Sub-Saharan Africa, a region rich in resources and divided into western and Chinese spheres, is increasingly inflicted by religious and ethnic conflict. The recent influx of weapons and former mercenaries from Libya may worsen those conflicts. 

The price of Kalashnikovs has dropped 50% in local markets since the uprising in Libya and the opening of many arsenals there. Furthermore, many of the Tuareg and other mercenaries in Muammar Gaddafi’s now-disbanded army are looking to the south for opportunity. Tuareg unrest is presently making itself felt in Mali and their kin in Algeria, Niger and Burkina Faso have local grievances and hopes for greater autonomy. 

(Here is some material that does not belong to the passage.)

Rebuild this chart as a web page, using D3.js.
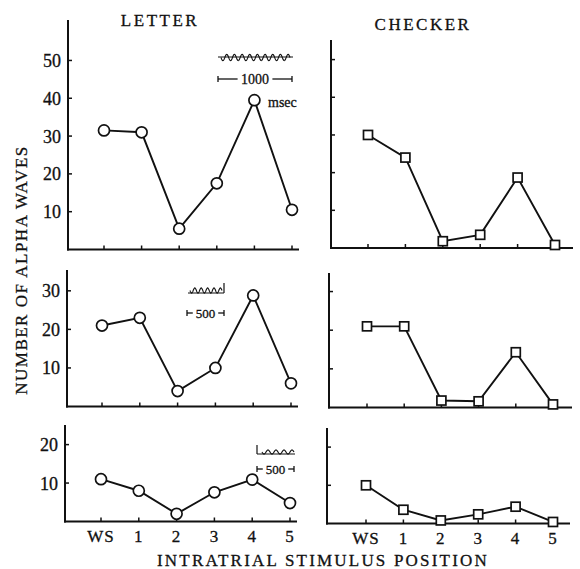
<!DOCTYPE html>
<html>
<head>
<meta charset="utf-8">
<script src="https://cdn.jsdelivr.net/npm/d3@7"></script>
<style>
  html, body { margin: 0; padding: 0; background: #fff; }
  svg { display: block; }
  text { font-family: "Liberation Serif", "DejaVu Serif", serif; fill: #111; stroke: #111; stroke-width: 0.3; }
</style>
</head>
<body>
<svg id="chart" width="580" height="569"></svg>
<script>
// Stimulus positions within a trial
const positions = ["WS", "1", "2", "3", "4", "5"];

// Number of alpha waves, letter stimuli (three recording conditions)
const letterA = [31.5, 31, 5.5, 17.5, 39.5, 10.5];
const letterB = [21, 23, 4, 10, 28.8, 6];
const letterC = [11, 8, 2, 7.6, 10.9, 4.8];

// Number of alpha waves, checkerboard stimuli
const checkerA = [30, 24, 1.8, 3.5, 18.7, 0.8];
const checkerB = [21, 21, 1.8, 1.6, 14.3, 0.8];
const checkerC = [10, 3.6, 0.8, 2.4, 4.4, 0.4];

// Tick values shown on each row
const ticksA = [10, 20, 30, 40, 50];
const ticksB = [10, 20, 30];
const ticksC = [10, 20];

// Panel frames: axis origin, top of y-axis, right end of x-axis
const panels = [
  { data: letterA,  marker: "circle", ticks: ticksA, labels: true,  ax: 68,  zero: 249.5, top: 20,  ymax: 60.7, x0: 104, x1: 292, right: 299 },
  { data: checkerA, marker: "square", ticks: ticksA, labels: false, ax: 331, zero: 248,   top: 40,  ymax: 55.2, x0: 368, x1: 555, right: 573 },
  { data: letterB,  marker: "circle", ticks: ticksB, labels: true,  ax: 67,  zero: 406.5, top: 270, ymax: 35.4, x0: 102, x1: 291, right: 298 },
  { data: checkerB, marker: "square", ticks: ticksB, labels: false, ax: 329, zero: 407.5, top: 273, ymax: 34.8, x0: 367, x1: 553, right: 572 },
  { data: letterC,  marker: "circle", ticks: ticksC, labels: true,  ax: 65,  zero: 521.5, top: 425, ymax: 25.1, x0: 101, x1: 290, right: 297 },
  { data: checkerC, marker: "square", ticks: ticksC, labels: false, ax: 327, zero: 523.5, top: 428, ymax: 25.0, x0: 366, x1: 553, right: 570 }
];

const svg = d3.select("#chart");

panels.forEach((p, i) => {
  const x = d3.scalePoint().domain(positions).range([p.x0, p.x1]);
  const y = d3.scaleLinear().domain([0, p.ymax]).range([p.zero, p.top]);
  const g = svg.append("g");

  // axes
  g.append("line")
    .attr("x1", p.ax).attr("x2", p.ax).attr("y1", p.top).attr("y2", p.zero + 1)
    .attr("stroke", "#111").attr("stroke-width", 2);
  g.append("line")
    .attr("x1", p.ax - 1).attr("x2", p.right).attr("y1", p.zero).attr("y2", p.zero)
    .attr("stroke", "#111").attr("stroke-width", 2);

  // y ticks (inward)
  g.selectAll(".yt").data(p.ticks).join("line")
    .attr("x1", p.ax).attr("x2", p.ax + 4)
    .attr("y1", d => y(d)).attr("y2", d => y(d))
    .attr("stroke", "#111").attr("stroke-width", 1.5);
  if (p.labels) {
    g.selectAll(".yl").data(p.ticks).join("text")
      .attr("x", p.ax - 7).attr("y", d => y(d) + 6.5)
      .attr("text-anchor", "end")
      .attr("font-size", 18)
      .text(d => d);
  }

  // x ticks (inward)
  g.selectAll(".xt").data(positions).join("line")
    .attr("x1", d => x(d)).attr("x2", d => x(d))
    .attr("y1", p.zero).attr("y2", p.zero - 4)
    .attr("stroke", "#111").attr("stroke-width", 1.5);

  // x tick labels on the bottom row
  if (i >= 4) {
    g.selectAll(".xl").data(positions).join("text")
      .attr("x", d => x(d)).attr("y", p.zero + 20)
      .attr("text-anchor", "middle")
      .attr("font-size", 17)
      .attr("letter-spacing", 1)
      .text(d => d);
  }

  // data line
  const pts = p.data.map((v, k) => [x(positions[k]), y(v)]);
  g.append("path")
    .attr("d", d3.line()(pts))
    .attr("fill", "none").attr("stroke", "#111").attr("stroke-width", 1.9);

  // markers
  if (p.marker === "circle") {
    g.selectAll(".m").data(pts).join("circle")
      .attr("cx", d => d[0]).attr("cy", d => d[1]).attr("r", 5.5)
      .attr("fill", "#fff").attr("stroke", "#111").attr("stroke-width", 1.7);
  } else {
    g.selectAll(".m").data(pts).join("rect")
      .attr("x", d => d[0] - 4.5).attr("y", d => d[1] - 4.5)
      .attr("width", 9).attr("height", 9)
      .attr("fill", "#fff").attr("stroke", "#111").attr("stroke-width", 1.7);
  }
});

// Column titles
svg.append("text").attr("x", 160).attr("y", 26).attr("text-anchor", "middle")
  .attr("font-size", 17).attr("letter-spacing", 2.5).text("LETTER");
svg.append("text").attr("x", 423).attr("y", 30).attr("text-anchor", "middle")
  .attr("font-size", 17).attr("letter-spacing", 2.5).text("CHECKER");

// Axis titles
svg.append("text").attr("transform", "translate(27,270) rotate(-90)")
  .attr("text-anchor", "middle").attr("font-size", 17).attr("letter-spacing", 1.5)
  .text("NUMBER OF ALPHA WAVES");
svg.append("text").attr("x", 323).attr("y", 566).attr("text-anchor", "middle")
  .attr("font-size", 17).attr("letter-spacing", 2.2)
  .text("INTRATRIAL STIMULUS POSITION");

// EEG sample traces with time-scale bars
function trace(x0, x1, yMid, amp, cycles) {
  const n = 120, pts = [];
  for (let k = 0; k <= n; k++) {
    const t = k / n;
    pts.push([x0 + t * (x1 - x0), yMid + amp * Math.sin(t * cycles * 2 * Math.PI)]);
  }
  return d3.line()(pts);
}
function scaleBar(x0, x1, yy, label, size) {
  const g = svg.append("g");
  const tw = label.length * size * 0.55 + 4;
  const cx = (x0 + x1) / 2;
  g.append("line").attr("x1", x0).attr("x2", cx - tw / 2).attr("y1", yy).attr("y2", yy)
    .attr("stroke", "#111").attr("stroke-width", 1.3);
  g.append("line").attr("x1", cx + tw / 2).attr("x2", x1).attr("y1", yy).attr("y2", yy)
    .attr("stroke", "#111").attr("stroke-width", 1.3);
  g.append("line").attr("x1", x0).attr("x2", x0).attr("y1", yy - 3).attr("y2", yy + 3)
    .attr("stroke", "#111").attr("stroke-width", 1.3);
  g.append("line").attr("x1", x1).attr("x2", x1).attr("y1", yy - 3).attr("y2", yy + 3)
    .attr("stroke", "#111").attr("stroke-width", 1.3);
  g.append("text").attr("x", cx).attr("y", yy + size * 0.36).attr("text-anchor", "middle")
    .attr("font-family", "Liberation Sans, Arial, sans-serif")
    .attr("font-size", size).text(label);
}

// top trace: 1000 ms
svg.append("line").attr("x1", 218).attr("x2", 293).attr("y1", 57).attr("y2", 57)
  .attr("stroke", "#111").attr("stroke-width", 1.2);
svg.append("path").attr("d", trace(221, 290, 57.5, 3.2, 9))
  .attr("fill", "none").attr("stroke", "#111").attr("stroke-width", 1.1);
scaleBar(218, 292, 79, "1000", 14);
svg.append("text").attr("x", 268).attr("y", 107)
  .attr("font-family", "Liberation Sans, Arial, sans-serif").attr("font-size", 14).text("msec");

// middle trace: 500 ms
svg.append("line").attr("x1", 188).attr("x2", 224).attr("y1", 293).attr("y2", 293)
  .attr("stroke", "#111").attr("stroke-width", 1.2);
svg.append("path").attr("d", trace(190, 222, 290.5, 2.6, 5))
  .attr("fill", "none").attr("stroke", "#111").attr("stroke-width", 1.1);
svg.append("line").attr("x1", 224).attr("x2", 224).attr("y1", 283).attr("y2", 293)
  .attr("stroke", "#111").attr("stroke-width", 1.2);
scaleBar(187, 224, 313, "500", 13);

// bottom trace: 500 ms
svg.append("line").attr("x1", 257).attr("x2", 295).attr("y1", 454).attr("y2", 454)
  .attr("stroke", "#111").attr("stroke-width", 1.2);
svg.append("path").attr("d", trace(262, 294, 452, 2, 4))
  .attr("fill", "none").attr("stroke", "#111").attr("stroke-width", 1.1);
svg.append("line").attr("x1", 257).attr("x2", 257).attr("y1", 445).attr("y2", 454)
  .attr("stroke", "#111").attr("stroke-width", 1.2);
scaleBar(257, 294, 469, "500", 13);
</script>
</body>
</html>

South Sudan seceded from the north in July of last year and since then has faced skirmishes with the north. South Sudan’s recent decision to cease using an oil pipeline leading north and to build a new one running south will lead to greater conflict. This will attract mercenaries and millenarian fighters such as the Lord’s Resistance Army – a group the US and Uganda have been countering for several years now. 

South Sudan’s oil went chiefly to China, which will be watching ongoing military developments, ever wary that South Sudan is aligning with Western-backed countries such as Kenya, Burundi, Ethiopia, and Uganda. Those countries are currently fighting al Shabaab groups in Somalia, who, though on the run, have proven themselves capable of opportunistic attacks in the region. 

Shi’ite unrest may also abound in the Gulf, with varying amounts of guidance from Tehran. Saudi Arabia’s Shi’ites in the east and southwest are daring to raise their voices after being quickly silenced last year. Shi’ites in Bahrain will mark the anniversary of the suppression of last year Arab Spring unrest on February 14. And the Shi’ite majority in Iraq may attempt to squash the Sunni-directed violence in the country. 

In its effort to halt the Iranian nuclear program, the world may well see conflicts and dangers erupting in many parts of the world, which, again, may be sympathetic to Iran or merely opportunistic. Further unrest will underscore the problem of US over-commitment and lead to strategic and fiscal debates in Washington as to the size of US forces and the judiciousness of their use. 

Brian M Downing is a political/military analyst and author of The Military Revolution and Political Change and The Paths of Glory: War and Social Change in America from the Great War to Vietnam.